Let’s change the order of the groups using
factor(levels = c(...))
drives <-
drives |>
mutate(drive_start = factor(drive_start,
levels = c("Punt", "Kickoff", "Interception", "Fumble")), # Reordering the groups
# And let's reorder drive end again as well
drive_end = factor(drive_end,
levels = c("Turnover", "Punt", "Field Goal", "Touchdown"),
ordered = T))
# Look at our resulting 4x4 table
drive_freq <-
xtabs(formula = ~ drive_start + drive_end,
data = drives)
# Make the table look nice
drive_freq |>
data.frame() |>
pivot_wider(names_from = "drive_end",
values_from = "Freq") |>
rename(`Drive Start` = drive_start) |>
gt() |>
cols_align(align = "center") |>
gt_add_divider(columns = everything(),
color = "black",
sides = "all") |>
tab_header(title = "Drive Result")| Drive Result | ||||
| Drive Start | Turnover | Punt | Field Goal | Touchdown |
|---|---|---|---|---|
| Punt | 356 | 1074 | 432 | 537 |
| Kickoff | 459 | 1238 | 496 | 663 |
| Interception | 40 | 106 | 107 | 114 |
| Fumble | 60 | 138 | 120 | 125 |
One measure of association uses the test statistic of the Pearson’s Test of Independence.
\[V = \sqrt{\frac{\chi^2/N}{\min(I-1, J-1)}}\]
And like an \(R^2\) value, it will be somewhere between 0 and 1. 0 indicates no association, 1 indicates perfect association.
The cramersv() function in the confintr
package will calculate Cramer’s V for us using the two-way table created
by xtabs()
pacman::p_load(confintr)
confintr::cramersv(drives[ , c('drive_start', 'drive_end')])## [1] 0.07201795We have a value of about 0.072, indicating a fairly weak association. But why is the association weak when we had very strong evidence of an association?
The hypothesis test just tries to answer the question if an association exists and it won’t measure how strong that association is.

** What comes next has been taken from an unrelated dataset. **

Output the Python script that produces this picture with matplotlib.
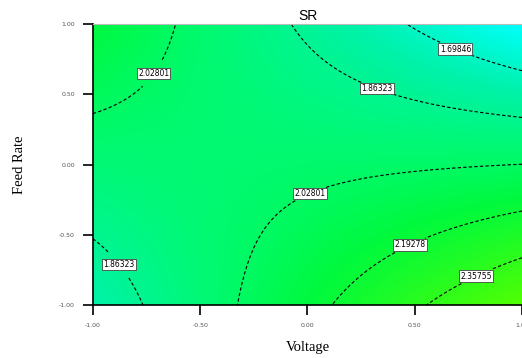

While the p-value is very small, we also have an incredibly large sample size, indicating we have very strong evidence of an association, but not necessarily evidence that it is a strong association!
We can create a confidence interval for V by using
ci_cramersv() instead of cramersv()
confintr::ci_cramersv(drives[ , c('drive_start', 'drive_end')])##
## Two-sided 95% chi-squared confidence interval for the population
## Cramer's V
##
## Sample estimate: 0.07201795
## Confidence interval:
## 2.5% 97.5%
## 0.05837129 0.08661868The dissimilarity index is a measure that tells us how many cases are in the “wrong” cell if a particular model is true.
For example, if the DI is 0.10, then 10% of the cases would need to be moved into a different \(Y\) group in order for the model to have a perfect fit.
The dissimilarity index formula is:
\[DI = \sum_{i,j}^{I,J} \frac{|n_{ij} - \frac{n_{i\bullet}\times n_{\bullet j}}{N}|}{2N}\]
It is the absolute value of difference in the observed vs expected counts, summed up, and divided by \(2N\).
(We divide by 2 because the difference will add both the cases moved into a cell and the same cases that had to be moved out of a cell).
There isn’t a function to calculate it in R, but we can calculate it
pretty quickly by hand. We first need to use chisq_test()
and expected_freq() from rstatix again.
drives_exp <-
chisq_test(x = drive_freq,
correct = F) |>
expected_freq()
drives_exp## drive_end
## drive_start Turnover Punt Field Goal Touchdown
## Punt 361.92663 1011.0213 456.85820 569.19390
## Kickoff 430.87222 1203.6168 543.88788 677.62308
## Interception 55.36768 154.6664 69.89035 87.07552
## Fumble 66.83347 186.6955 84.36356 105.10750From there, we can use our observed counts table, subtract the expected counts table, and calculate the DI
wrong_cell_count <-
abs(drive_freq/2 - drives_exp/2) |>
sum()
wrong_cell_count## [1] 245.0528So the independence model predicts about 245 cases in the wrong X,Y category. We can convert it to a proportion by dividing by the total sample size:
wrong_cell_count/sum(drive_freq)## [1] 0.04040441And we get a dissimilarity index of about 4%, meaning the Independence model mispredicts about 4% of the drives in the data. Not a very large percentage, indicating that the independence model isn’t that wrong!